At the mixer, the hyper weird arts kids greet Kurt and Rachel. Turns out they've been meeting forever and they've actually been in shows and on TV. The leader girl (who looks like Rachel) says she was the Gerber baby. "I've been acting since I was a fetus, literally! An ultrasound of me was featured on 'Murder, She Wrote!'" They're so perky, though - one stylish guy tells them, "As my future husband, Robert Pattinson, says, it's always refreshing to have new blood!" They then perform a showtunes medley with "Anything Goes" and "Anything You Can Do, I Can Do Better," complete with tap dancing! Cue the shattering of Rachel and Kurt's illusions. They bawl in the car, with Rachel deciding that they're going to have to move, change their names and live out the sad life of performing in community theater. But after a lovely little chat, they decide that they're going to keep chasing their dreams. "You make me want to be your boyfriend," Rachel tells Kurt. Then they do the gay high-five - hook pinkies, then do jazz hands. Love it!

Emma convinces Will to do what he needs to do, even though it means killing a kid's dream, so he tells Sugar that she isn't in the glee club. "Your ears must be busted because I worked that song like a hooker pole," she says. She rants at him, ending it with, "Not! Aspergers!" and storms off. I can't wait to see her again! Then Sue tells Schue that his "pixie-dust hate crime" was actually "high-octane Sue fuel," because she went up in the polls.

Schue goes back to the choir room, where Blaine joins and Schue kicks Santana out because she and the Cheerios set fire to the piano. Santana says she was just following Sue's orders, but Schue points out that Brittany didn't help. "Yeah, I was going to help, but I don't know, I'm a water sign, so ..." she says. Schue says that the club is coming together and being united. Then, Rachel suggests that the club do "West Side Story" for a musical this year ("Is that the one with cats?" Brittany asks), setting up a diva-off between herself and Mercedes for the role of Maria. Oh, and Kurt is running for student council. And then, just for good measure, the club joins together and sings "You Can't Stop The Beat" to end the episode, with Quinn watching in the wings.
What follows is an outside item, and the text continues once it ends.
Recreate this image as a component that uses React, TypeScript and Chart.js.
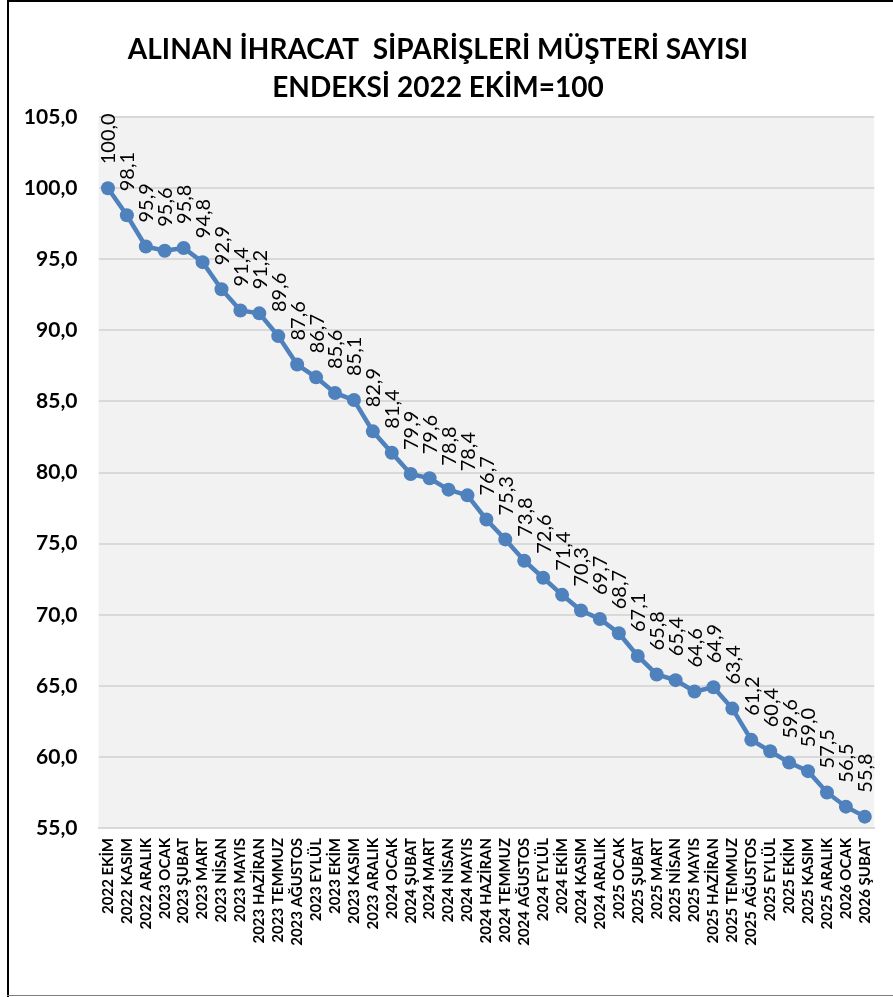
import React, { useEffect, useRef } from "react";
import { Chart, registerables } from "chart.js";

Chart.register(...registerables);

const categories: string[] = [
  "2022 EKİM", "2022 KASIM", "2022 ARALIK",
  "2023 OCAK", "2023 ŞUBAT", "2023 MART", "2023 NİSAN", "2023 MAYIS", "2023 HAZİRAN",
  "2023 TEMMUZ", "2023 AĞUSTOS", "2023 EYLÜL", "2023 EKİM", "2023 KASIM", "2023 ARALIK",
  "2024 OCAK", "2024 ŞUBAT", "2024 MART", "2024 NİSAN", "2024 MAYIS", "2024 HAZİRAN",
  "2024 TEMMUZ", "2024 AĞUSTOS", "2024 EYLÜL", "2024 EKİM", "2024 KASIM", "2024 ARALIK",
  "2025 OCAK", "2025 ŞUBAT", "2025 MART", "2025 NİSAN", "2025 MAYIS", "2025 HAZİRAN",
  "2025 TEMMUZ", "2025 AĞUSTOS", "2025 EYLÜL", "2025 EKİM", "2025 KASIM", "2025 ARALIK",
  "2026 OCAK", "2026 ŞUBAT",
];

const indexValues: number[] = [
  100.0, 98.1, 95.9,
  95.6, 95.8, 94.8, 92.9, 91.4, 91.2, 89.6, 87.6, 86.7, 85.6, 85.1, 82.9,
  81.4, 79.9, 79.6, 78.8, 78.4, 76.7, 75.3, 73.8, 72.6, 71.4, 70.3, 69.7,
  68.7, 67.1, 65.8, 65.4, 64.6, 64.9, 63.4, 61.2, 60.4, 59.6, 59.0, 57.5,
  56.5, 55.8,
];

const titleLines: string[] = [
  "ALINAN İHRACAT  SİPARİŞLERİ MÜŞTERİ SAYISI",
  "ENDEKSİ 2022 EKİM=100",
];

const yMin = 55;
const yMax = 105;
const yStep = 5;

const fmt = (v: number) => v.toFixed(1).replace(".", ",");

const FONT = "Lato, 'Open Sans', sans-serif";

const bgPlugin = {
  id: "plotBg",
  beforeDraw(chart: any) {
    const { ctx, chartArea } = chart;
    ctx.save();
    ctx.fillStyle = "#f2f2f2";
    ctx.fillRect(chartArea.left, chartArea.top, chartArea.right - chartArea.left, chartArea.bottom - chartArea.top);
    ctx.restore();
  },
};

const labelPlugin = {
  id: "vLabels",
  afterDatasetsDraw(chart: any) {
    const { ctx } = chart;
    const meta = chart.getDatasetMeta(0);
    const data = chart.data.datasets[0].data as number[];
    ctx.save();
    ctx.fillStyle = "#000000";
    ctx.font = `20px ${FONT}`;
    ctx.textAlign = "left";
    ctx.textBaseline = "middle";
    meta.data.forEach((pt: any, i: number) => {
      ctx.save();
      ctx.translate(pt.x + 1, pt.y - 24);
      ctx.rotate(-Math.PI / 2);
      ctx.fillText(fmt(data[i]), 0, 0);
      ctx.restore();
    });
    ctx.restore();
  },
};

export default function App() {
  const ref = useRef<HTMLCanvasElement | null>(null);

  useEffect(() => {
    if (!ref.current) return;
    const chart = new Chart(ref.current, {
      type: "line",
      data: {
        labels: categories,
        datasets: [
          {
            data: indexValues,
            borderColor: "#4f81bd",
            backgroundColor: "#4f81bd",
            borderWidth: 4.5,
            pointRadius: 7,
            pointBorderWidth: 0,
            pointBackgroundColor: "#4f81bd",
            tension: 0,
          },
        ],
      },
      options: {
        animation: false,
        responsive: false,
        maintainAspectRatio: false,
        layout: { padding: { left: 0, right: 17, top: 0, bottom: 0 } },
        plugins: {
          legend: { display: false },
          tooltip: { enabled: false },
          title: {
            display: true,
            text: titleLines,
            color: "#000000",
            font: { family: FONT, size: 28, weight: "bold", lineHeight: 1.36 },
            padding: { top: 31, bottom: 10 },
          },
        },
        scales: {
          x: {
            offset: true,
            grid: { display: false, drawTicks: false },
            border: { display: true, color: "#d9d9d9", width: 2 },
            ticks: {
              autoSkip: false,
              maxRotation: 90,
              minRotation: 90,
              padding: 10,
              color: "#000000",
              font: { family: FONT, size: 15, weight: "bold" },
            },
            afterFit(scale: any) {
              scale.height = 169;
            },
          },
          y: {
            min: yMin,
            max: yMax,
            grid: { color: "#d9d9d9", lineWidth: 2, drawTicks: false },
            border: { display: false },
            ticks: {
              stepSize: yStep,
              padding: 21,
              color: "#000000",
              font: { family: FONT, size: 21, weight: "bold" },
              callback: (v: any) => fmt(Number(v)),
            },
            afterFit(scale: any) {
              scale.width = 98.5;
            },
          },
        },
      },
      plugins: [bgPlugin, labelPlugin],
    });
    return () => chart.destroy();
  }, []);

  return (
    <div style={{ position: "fixed", left: 0, top: 0, width: 893, height: 997, background: "#ffffff", overflow: "hidden" }}>
      <canvas ref={ref} width={893} height={997} style={{ position: "absolute", left: 0, top: 0, width: 893, height: 997 }} />
      <div style={{ position: "absolute", left: 7, top: 0, width: 2, height: 997, background: "#000000" }} />
      <div style={{ position: "absolute", left: 7, top: 0, width: 886, height: 2, background: "#000000" }} />
      <div style={{ position: "absolute", left: 7, top: 995, width: 886, height: 1, background: "#7f7f7f" }} />
    </div>
  );
}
Overall, it was a pretty good first episode, although there weren't enough songs. However, they had a lot of plot to introduce, including Will & Emma's slightly awkward relationship, Blaine and Kurt's uber-clinginess, Quinn's emo streak, Kurt and Rachel's New York dreams and Sue's congressional run. I'm hoping that doing "West Side Story" means there will be lots of showtunes in the next few episodes, because I love me some showtunes! The plots keep getting more ridiculous, so if they're going to go in a super silly, slightly fever-dream direction, they need to completely commit so that people aren't confused about whether "Glee" is supposed to be realistic or not. Make it completely over-the-top!!